THE FUTURE IS AHEAD, THE PAST IS BEHIND

You should plan ahead. Put those memories behind you.

Looking back, I have no regrets. You’ve got a great future ahead of you.

STATES ARE SHAPES

What shape is the car in? He doesn’t fit in.

I’m out of shape. She’s a square peg.

Prison reformed me. Shape up!

SEEING IS TOUCHING / EYES ARE LIMBS

I can’t take my eyes off her. His eyes are glued to the TV.

I can pick out every detail. He ran his eyes over her body.

LOVE IS MADNESS

I’m crazy about her. You’re driving me out of my mind.

He always raves about you. I’m just wild about Harry.

EMOTIONAL EFFECT IS PHYSICAL CONTACT

Her death hit him hard. I was struck by his sincerity.

She’s a knockout. She was touched by his remark.

I was blown away, dude.

LIFE IS A GAMBLING GAME

I’ll take my chances. The odds are against us.

It’s a toss-up. He’s got an ace up his sleeve.

He plays it close to the vest. Where were you when the chips were down?

Example from Italian: A CALENDRICAL MONTH IS A COLLECTION OF OBJECTS

Quanto ne abbiamo?

(Literally: How many of them do we have?) = What’s today’s date?

Ne abbiamo cinque.

(Literally: We have five of them.) = Today is the fifth (i.e., of the current month).

MORE IS UP / LESS IS DOWN GOOD IS UP / BAD IS DOWN

HAPPY IS UP / SAD IS DOWN HEAT IS UP / COLD IS DOWN

INTIMACY IS WARMTH / LACK OF INTIMACY IS COLDNESS

She finally warmed up to him. He is a cold person

I treated her very cooly. Those two are hot for each other.
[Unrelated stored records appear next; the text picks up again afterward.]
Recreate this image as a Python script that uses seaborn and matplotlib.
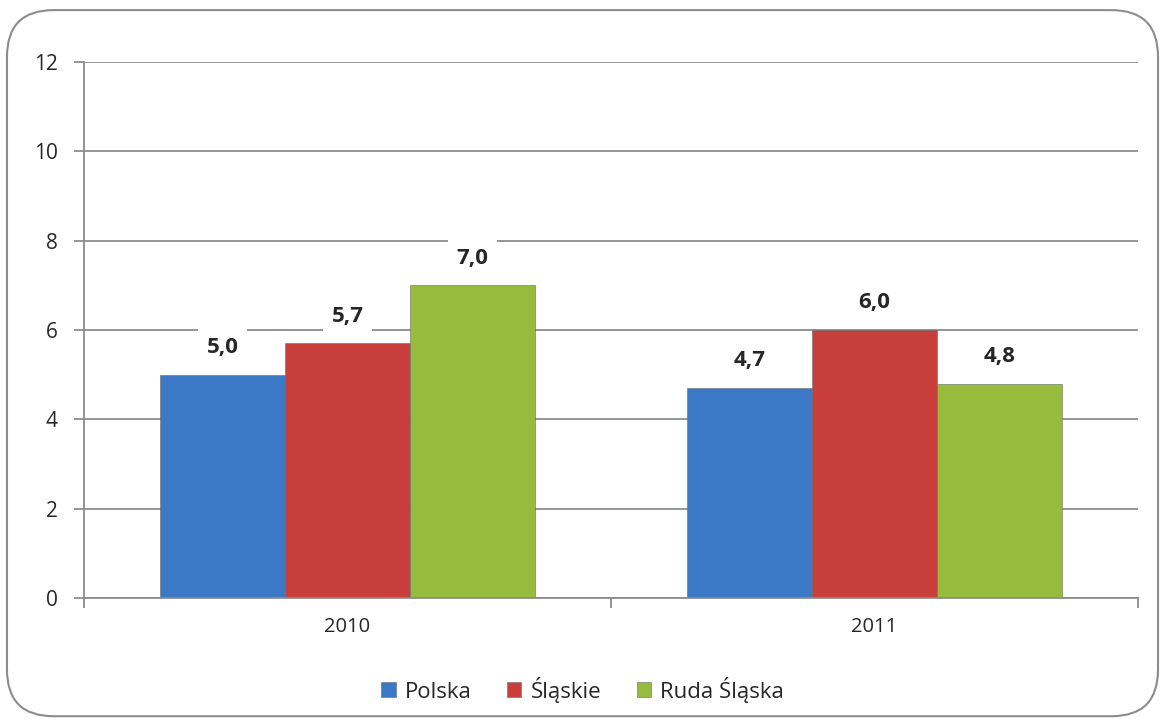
import matplotlib
matplotlib.use("Agg")
import matplotlib.pyplot as plt
import seaborn as sns
import pandas as pd
from matplotlib.patches import FancyBboxPatch, Patch

years = ["2010", "2011"]
series = ["Polska", "Śląskie", "Ruda Śląska"]
polska = [5.0, 4.7]
slaskie = [5.7, 6.0]
ruda = [7.0, 4.8]
colors = ["#3b78c6", "#c83e3a", "#97bb3c"]

rows = []
for s, vals in zip(series, [polska, slaskie, ruda]):
    for y, v in zip(years, vals):
        rows.append({"year": y, "series": s, "value": v})
df = pd.DataFrame(rows)

sns.set_style("white")
plt.rcParams["font.family"] = ["Open Sans", "DejaVu Sans"]

fig = plt.figure(figsize=(11.65, 7.22), dpi=100)
ax = fig.add_axes([0.0721, 0.1717, 0.9047, 0.7424])

sns.barplot(data=df, x="year", y="value", hue="series", order=years,
            hue_order=series, palette=colors, saturation=1, width=0.71, ax=ax,
            edgecolor="#6a6a6a", linewidth=0.4, legend=False, errorbar=None)

ax.set_ylim(0, 12)
ax.set_xlim(-0.5, 1.5)
ax.set_yticks(range(0, 13, 2))
ax.yaxis.grid(True, color="#8c8c8c", linewidth=1.3)
ax.set_axisbelow(True)
for sp in ["top", "right"]:
    ax.spines[sp].set_visible(False)
for sp in ["left", "bottom"]:
    ax.spines[sp].set_color("#8c8c8c")
    ax.spines[sp].set_linewidth(1.3)
ax.set_xlabel("")
ax.set_ylabel("")
ax.tick_params(axis="y", which="major", length=7, width=1.3, color="#8c8c8c",
               labelsize=15, pad=12, left=True)
ax.tick_params(axis="x", which="major", length=0, labelsize=14.5, pad=14)
ax.set_xticks([-0.5, 0.5, 1.5], minor=True)
ax.tick_params(axis="x", which="minor", length=7, width=1.3, color="#8c8c8c", bottom=True)

for cont in ax.containers:
    labels = [f"{b.get_height():.1f}".replace(".", ",") for b in cont]
    ax.bar_label(cont, labels=labels, padding=12, fontsize=16, fontweight="bold",
                 bbox=dict(facecolor="white", edgecolor="none", pad=6))

handles = [Patch(facecolor=c, edgecolor="#6a6a6a", linewidth=0.4) for c in colors]
fig.legend(handles, series, loc="center", bbox_to_anchor=(0.5, 0.045), ncol=3,
           frameon=False, fontsize=16, handlelength=0.65, handleheight=0.65,
           columnspacing=1.6, handletextpad=0.4)

frame = FancyBboxPatch((0.006, 0.008), 0.988, 0.978, boxstyle="round,pad=0,rounding_size=0.04",
                       transform=fig.transFigure, facecolor="none", edgecolor="#8c8c8c",
                       linewidth=1.5, mutation_aspect=1165/722)
fig.patches.append(frame)

fig.savefig("out.png", dpi=100)
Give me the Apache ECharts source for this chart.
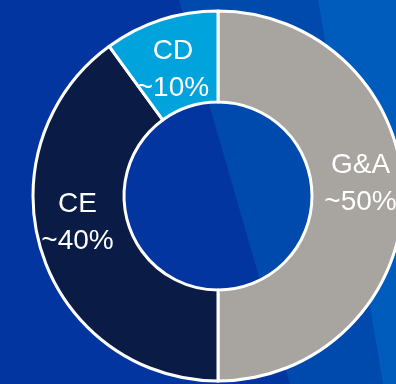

INTIMACY IS PROXIMITY / LACK OF INTIMACY IS DISTANCE

I feel very close to you. Her manner is very distant.

We’re drifting apart. He is very unapproachable.

AN ARGUMENT IS A BUILDING

That supports what I’m saying. I have evidence that buttresses her statement.

Your argument is crumbling. I’m building up evidence for my claim.

AN ARGUMENT IS A JOURNEY

What are you driving at? I want to take that point a little further.

I don’t follow you. You’ve lost me.

I’m not with you. That leads to the following conclusion.